Firstly, the cases of the three young Pakistanis are a telling example of the practise of exaggerating the documented age of unaccompanied minors in order to justify their detention, even for a time that exceed the statutory three-month period stipulated by law. According to Bulgarian legislation, the detention of unaccompanied minors is prohibited. The law allows for detention of accompanied minors for no more than three months only as a last resort.

Even after the official complaint filed against the Head of the Migration Directorate concerning the detention of unaccompanied minors, no legal measures are undertaken to determine that these are indeed children and to protect them according to Child Protection law Moreover, the responsory letter by the Migration Directorate shows no willingness to act in good faith but solidifies the circumvention of proper procedures.

Secondly, and even more disconcerting is the Sofia Administrative Court’s motion for the child’s attorney to be removed from the case; the same one who had assisted in him gaining access to justice. For that motion, the Court bases their decision on Article 29(4) of the Civil Procedure Code, which stipulates the following: ‘The court shall appoint a special counsel where there is conflict of interests between the client and his/her attorney’. In this instance, it remains unclear what the conflict between the parties is. This raises the question of whether the judgment passed in the case is in the best interest of the child. The attorney authorised by the child had built a rapport of trust with their client during multiple weekly visits to the Detention Centre accompanied by an Urdu interpreter On the other hand, however, the Court appointed counsel has never made an effort to establish direct contact with the child.  By severing that connection with the child (by virtue of removing the lawyer who was in direct contact with him ) the Court effectively fails to hear the child’s point of view out. . It further dismisses the request for the appointment of an expert witness to establish the child’s age, relying solely on the data given in the detention order, failing to review the complaint in which the child contests its truthfulness. .


Snippets from our conversations with the children:

The most serious problems discussed by the children during out meetings with them:


 ‘We have not spoken to our families and are feeling extremely worried.

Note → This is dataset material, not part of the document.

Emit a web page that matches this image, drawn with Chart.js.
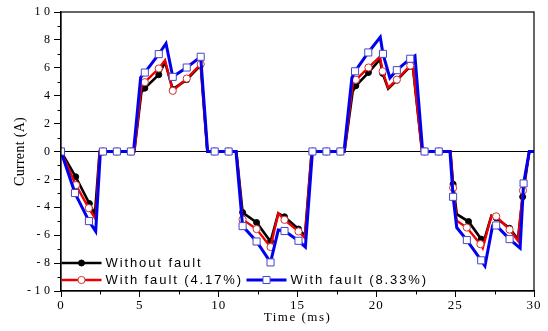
<!DOCTYPE html>
<html>
<head>
<meta charset="utf-8">
<script src="https://cdn.jsdelivr.net/npm/chart.js@4.4.1/dist/chart.umd.min.js"></script>
<style>
  html, body { margin: 0; padding: 0; background: #fff; }
  #wrap { width: 548px; height: 331px; }
</style>
</head>
<body>
<div id="wrap"><canvas id="currentChart"></canvas></div>
<script>
const seriesLabels = ["Without fault", "With fault (4.17%)", "With fault (8.33%)"];

// phase current, healthy drive (ms, A); mark = 1 where a symbol is drawn
const healthyTime = [0, 0.93, 1.8, 2.15, 2.45, 2.658, 3.544, 4.43, 4.65, 5.1, 5.316, 6.202, 6.6, 7.088, 7.974, 8.86, 9.28, 9.746, 10.632,
  11.12, 11.518, 12.404, 13.29, 13.78, 14.176, 15.062, 15.47, 15.9, 15.948, 16.834, 17.72, 17.98, 18.5, 18.7, 19.5, 20.23, 20.4, 20.75,
  21.3, 22.15, 22.3, 22.9, 23.06, 23.96, 24.7, 24.87, 25.1, 25.85, 26.65, 26.8, 27.3, 27.6, 28.45, 28.98, 29.28, 29.7, 30];
const healthyCurrent = [0, -1.81, -3.73, -4.5, 0, 0, 0, 0, 0, 4.25, 4.54, 5.5, 6.4, 4.45, 5.15, 6.2, 0, 0, 0,
  0, -4.37, -5.09, -6.45, -4.44, -4.68, -5.56, -6.04, 0, 0, 0, 0, 0, 4.3, 4.71, 5.66, 6.6, 5.6, 4.5,
  5.1, 6.1, 6.25, 0, 0, 0, 0, -2.34, -4.49, -5.02, -6.28, -6.5, -4.6, -4.75, -5.5, -6.3, -3.25, 0, 0];
const healthyMark = [1, 1, 1, 0, 0, 1, 1, 1, 0, 0, 1, 1, 0, 1, 1, 1, 0, 1, 1,
  0, 1, 1, 1, 0, 1, 1, 0, 0, 1, 1, 1, 0, 0, 1, 1, 0, 1, 0,
  1, 1, 0, 0, 1, 1, 0, 1, 0, 1, 1, 0, 0, 1, 1, 0, 1, 0, 0];

// 4.17 % fault
const fault1Time = [0, 0.95, 1.76, 2.2, 2.45, 2.658, 3.544, 4.43, 4.65, 5.1, 5.316, 6.202, 6.6, 7.088, 7.974, 8.86, 9.28, 9.746, 10.632,
  11.12, 11.518, 12.404, 13.29, 13.78, 14.176, 15.062, 15.47, 15.9, 15.948, 16.834, 17.72, 17.98, 18.5, 18.7, 19.5, 20.23, 20.4, 20.75,
  21.3, 22.15, 22.3, 22.9, 23.06, 23.96, 24.7, 24.87, 25.1, 25.74, 26.6, 26.75, 27.3, 27.6, 28.45, 28.98, 29.3, 29.7, 30];
const fault1Current = [0, -2.41, -4.06, -4.85, 0, 0, 0, 0, 0, 4.65, 4.97, 5.95, 6.55, 4.35, 5.23, 6.26, 0, 0, 0,
  0, -4.87, -5.56, -6.85, -4.44, -4.9, -5.73, -6.2, 0, 0, 0, 0, 0, 4.8, 5.14, 6.02, 6.8, 5.75, 4.56,
  5.15, 6.16, 6.3, 0, 0, 0, 0, -2.6, -4.97, -5.45, -6.64, -6.93, -4.61, -4.65, -5.6, -6.4, -2.8, 0, 0];
const fault1Mark = [1, 1, 1, 0, 0, 1, 1, 1, 0, 0, 1, 1, 0, 1, 1, 1, 0, 1, 1,
  0, 1, 1, 1, 0, 1, 1, 0, 0, 1, 1, 1, 0, 0, 1, 1, 0, 1, 0,
  1, 1, 0, 0, 1, 1, 0, 1, 0, 1, 1, 0, 0, 1, 1, 0, 1, 0, 0];

// 8.33 % fault
const fault2Time = [0, 0.886, 1.772, 2.2, 2.5, 2.658, 3.544, 4.43, 4.6, 5.05, 5.316, 6.202, 6.66, 7.088, 7.974, 8.86, 9.3, 9.746, 10.632,
  11.1, 11.518, 12.404, 13.29, 13.78, 14.176, 15.062, 15.5, 15.948, 16.834, 17.72, 17.95, 18.45, 18.65, 19.49, 20.25, 20.42, 20.86,
  21.3, 22.15, 22.45, 22.94, 23.06, 23.96, 24.67, 24.87, 25.1, 25.74, 26.65, 26.89, 27.37, 27.6, 28.45, 29.12, 29.34, 29.7, 30];
const fault2Current = [0, -2.98, -4.99, -5.73, 0, 0, 0, 0, 0, 5.3, 5.66, 6.98, 7.74, 5.35, 6.02, 6.79, 0, 0, 0,
  0, -5.35, -6.45, -7.95, -5.63, -5.7, -6.4, -6.85, 0, 0, 0, 0, 5.3, 5.75, 7.1, 8.2, 7.0, 5.27,
  5.83, 6.65, 6.86, 0, 0, 0, 0, -3.25, -5.45, -6.35, -7.8, -8.2, -5.33, -5.3, -6.28, -6.93, -2.29, 0, 0];
const fault2Mark = [1, 1, 1, 0, 0, 1, 1, 1, 0, 0, 1, 1, 0, 1, 1, 1, 0, 1, 1,
  0, 1, 1, 1, 0, 1, 1, 0, 1, 1, 1, 0, 0, 1, 1, 0, 1, 0,
  1, 1, 0, 0, 1, 1, 0, 1, 0, 1, 1, 0, 0, 1, 1, 0, 1, 0, 0];

const toPoints = (t, v) => t.map((x, i) => ({ x: x, y: v[i] }));

const styles = [
  { color: "#000000", width: 2.6, pointStyle: "circle", radius: 3, fill: "#000000", edge: "#000000" },
  { color: "#ee0000", width: 2.4, pointStyle: "circle", radius: 3.6, fill: "#ffffff", edge: "#d03030" },
  { color: "#0000ee", width: 3, pointStyle: "rect", radius: 5, fill: "#ffffff", edge: "#4646c8" },
];

function makeDataset(i, time, current, mark, order) {
  const s = styles[i];
  return {
    label: seriesLabels[i],
    data: toPoints(time, current),
    borderColor: s.color,
    borderWidth: s.width,
    pointStyle: s.pointStyle,
    pointRadius: (ctx) => (mark[ctx.dataIndex] ? s.radius : 0),
    pointBackgroundColor: s.fill,
    pointBorderColor: s.edge,
    pointBorderWidth: 1,
    pointHoverRadius: 0,
    tension: 0,
    order: order,
  };
}

// letter spacing for axis text, origin style
const spacing = { yLabels: "3.5px", xLabels: "1px", xTitle: "1.5px", yTitle: "0.3px" };

function spaced(fn, amount) {
  return function (area) {
    const c = this.ctx;
    c.save();
    c.letterSpacing = amount;
    fn.call(this, area);
    c.restore();
  };
}

const framePlugin = {
  id: "frame",
  beforeDraw(chart) {
    const { x, y } = chart.scales;
    if (!y._spaced) {
      y.drawLabels = spaced(y.drawLabels, spacing.yLabels);
      y.drawTitle = spaced(y.drawTitle, spacing.yTitle);
      x.drawLabels = spaced(x.drawLabels, spacing.xLabels);
      x.drawTitle = spaced(x.drawTitle, spacing.xTitle);
      y._spaced = true;
    }
  },
  afterDraw(chart) {
    const ctx = chart.ctx;
    const { left, right, top, bottom } = chart.chartArea;
    const { x, y } = chart.scales;
    ctx.save();
    ctx.strokeStyle = "#000";
    ctx.lineWidth = 1.2;
    ctx.strokeRect(left, top, right - left, bottom - top);

    // minor ticks
    ctx.lineWidth = 1;
    ctx.beginPath();
    for (let v = -9; v <= 9; v += 2) {
      const py = Math.round(y.getPixelForValue(v)) + 0.5;
      ctx.moveTo(left - 3.5, py);
      ctx.lineTo(left, py);
    }
    for (let t = 2.5; t < 30; t += 5) {
      const px = Math.round(x.getPixelForValue(t)) + 0.5;
      ctx.moveTo(px, bottom);
      ctx.lineTo(px, bottom + 3.5);
    }
    ctx.stroke();

    // legend
    const rows = [
      { i: 0, x: 61.5, y: 263 },
      { i: 1, x: 61.5, y: 280 },
      { i: 2, x: 246.5, y: 280 },
    ];
    ctx.font = "13px 'Liberation Sans', Arial, sans-serif";
    ctx.letterSpacing = "1.9px";
    ctx.textBaseline = "middle";
    ctx.fillStyle = "#000";
    rows.forEach((r) => {
      const s = styles[r.i];
      ctx.strokeStyle = s.color;
      ctx.lineWidth = s.width;
      ctx.beginPath();
      ctx.moveTo(r.x, r.y);
      ctx.lineTo(r.x + 40, r.y);
      ctx.stroke();
      ctx.fillStyle = s.fill;
      ctx.strokeStyle = s.edge;
      ctx.lineWidth = 1;
      Chart.helpers.drawPoint(ctx, { pointStyle: s.pointStyle, radius: s.radius, borderWidth: 1 }, r.x + 20, r.y);
      ctx.fillStyle = "#000";
      ctx.fillText(seriesLabels[r.i], r.x + 44, r.y + 0.5);
    });
    ctx.restore();
  },
};

window.onload = function () {
  const ctx = document.getElementById("currentChart").getContext("2d");
  new Chart(ctx, {
    type: "line",
    data: {
      datasets: [
        makeDataset(0, healthyTime, healthyCurrent, healthyMark, 3),
        makeDataset(1, fault1Time, fault1Current, fault1Mark, 2),
        makeDataset(2, fault2Time, fault2Current, fault2Mark, 1),
      ],
    },
    options: {
      responsive: true,
      maintainAspectRatio: false,
      animation: false,
      devicePixelRatio: 1,
      layout: { padding: { top: 12, right: 14, left: 0, bottom: 0 } },
      plugins: { legend: { display: false }, tooltip: { enabled: false } },
      events: [],
      scales: {
        x: {
          type: "linear",
          min: 0,
          max: 30,
          ticks: {
            stepSize: 5,
            color: "#000",
            padding: 1,
            maxRotation: 0,
            font: { family: "'Liberation Serif', 'Times New Roman', serif", size: 13 },
          },
          grid: { drawOnChartArea: false, tickLength: 6, tickColor: "#000", tickWidth: 1 },
          border: { color: "#000", width: 1.2 },
          title: {
            display: true,
            text: "Time (ms)",
            color: "#000",
            font: { family: "'Liberation Serif', 'Times New Roman', serif", size: 13 },
            padding: { top: 0, bottom: 5.5 },
          },
          afterFit: (s) => { s.height = 40; },
        },
        y: {
          min: -10,
          max: 10,
          ticks: {
            stepSize: 2,
            color: "#000",
            padding: 0.5,
            font: { family: "'Liberation Serif', 'Times New Roman', serif", size: 12 },
          },
          grid: {
            color: (c) => (c.tick && c.tick.value === 0 ? "#000" : "rgba(0,0,0,0)"),
            lineWidth: 1,
            tickLength: 7,
            tickColor: "#000",
            tickWidth: 1,
          },
          border: { color: "#000", width: 1.2 },
          title: {
            display: true,
            text: "Current (A)",
            color: "#000",
            font: { family: "'Liberation Serif', 'Times New Roman', serif", size: 14 },
            padding: { top: 12.3, bottom: 0 },
          },
          afterFit: (s) => { s.width = 61; },
        },
      },
    },
    plugins: [framePlugin],
  });
};
</script>
</body>
</html>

On the 3rd of this month, it’ll be full three months since they brought us here’.


 ‘We are the only Pakistanis located on the 4th floor — all others are from Afghanistan. All other Pakistanis are on the third floor’.


‘We don’t want to go back to Pakistan, and not having clarity is excruciating’.


[1] The names have been chosen by the interviewees.

[2] Special Centre for the temporary Accommodation of Foreign Nationals (the legal name of the Bulgarian Immigrant Detention Centre in Busmantsi).

[3] Pursuant to Article 257 of the Administrative Procedure Code.